Siempre he juzgado con sospecha esos anuncios escatológicos del tipo “ha llegado la hora”. Me parece que los pronuncia la gente que quiere hacerse la importante. “Este es el momento de invertir en nuestros niños”; o “jamás como ahora el país necesita una política forestal”. O cosas por el estilo.
Es una manera cursi de describir un momento que se juzga decisivo y anticipar la gravedad de la admonición que está a punto de proferirse.
Pero salvo en situaciones extremas, como en una guerra total o un desastre devastador, la verdad es que no hay razón para pensar que en un particular instante de la historia haya llegado la hora suprema y última de algo en particular.
La cosa se pone aún más ‘thriller’ cuando estas invocaciones se emparejan con llamados a la acción perfectamente gaseosos e inasibles. Por ejemplo, “ha llegado el momento de hacer un pacto social contra la impunidad”. Macanuda la idea, pero ¿por qué no es mejor hacerlo el próximo año? Y más importante aún, ¿cómo diablos firmamos ese pacto? Quiero decir, ¿quién va a poner los lapiceros?
Todo el rollo anterior viene a cuento a propósito de la pestilencia que las constructoras brasileñas han sembrado en Latinoamérica con dedicación y esmero. Claro que es gravísimo. Esas empresas tienen que salir del Perú, pagar por sus delitos y los implicados deben ser juzgados y sancionados. No podemos permitir la impunidad.
Sin embargo, este trauma va a pasar y nos lo vamos a encajar tarde o temprano. Imperfectamente, porque no todos irán a la cárcel ni saldrán a la luz todas las cochinadas. Algunos procesos e instituciones, ojalá, saldrán fortalecidos y otros no estarán a la altura. De toda esta mugre nos quedarán lecciones y, con algo de suerte, el país mejorará.
Pero tampoco es que el Perú está al borde del abismo. No, ciertamente, para exhibirse con anuncios sobre la refundación de la república, la muerte de las ideologías y la transformación de todo lo conocido.
El problema con esas profecías milenaristas es que no sirven de mucho. Las convocatorias universales a que la sociedad civil se una para salvar al Perú desvían la atención y resultan imprácticas.
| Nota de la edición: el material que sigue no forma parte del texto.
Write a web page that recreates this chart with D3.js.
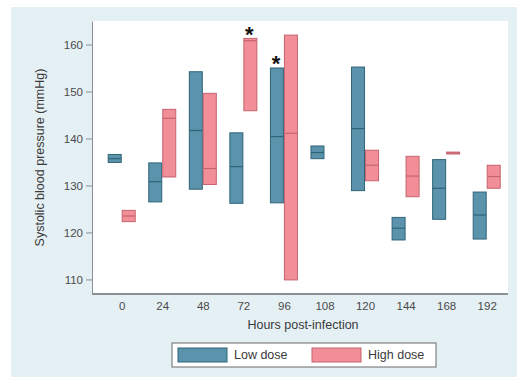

La gente tiene que regar su jardín, cuidar a sus hijos e ir a trabajar. No tienen tiempo ni manera de ser protagonistas de un movimiento iluminado de transformación nacional en la hora presente.
Ya tenemos un sistema para agregar nuestras preferencias que se llama democracia. Y una organización para dividir responsabilidades para la investigación y juzgamiento de los malos peruanos. No funcionan muy bien, lamentablemente. Pero es lo que hay.
Toca contribuir a la tarea de mejorar esas instituciones con propuestas concretas sobre sus métodos. Hay que señalar con energía sus desviaciones. Hay que denunciar los casos en donde malas autoridades no están haciendo su trabajo.
Es una tarea de detalle y fatigosa. Mucho más difícil que hacer llamamientos vaporosos a suscribir contratos sociales o idear revoluciones de escritorio. Pero es la única forma de mejorar.
Si la historia sirve para aprender algo, lo cierto es que este sapo de Odebrecht nos lo vamos a tragar de alguna manera. Sin necesidad de convocar a los peruanos de buena voluntad a reinstalar una sociedad justa y sana, donde los niños no tengan caries y todos los ancianos sonrían en sus últimos años.
En otras palabras, ha llegado la hora de trabajar en el plano de lo realmente posible y dejar de creerse Francis Fukuyama. Jamás como hoy la patria lo demanda de sus mejores hijos.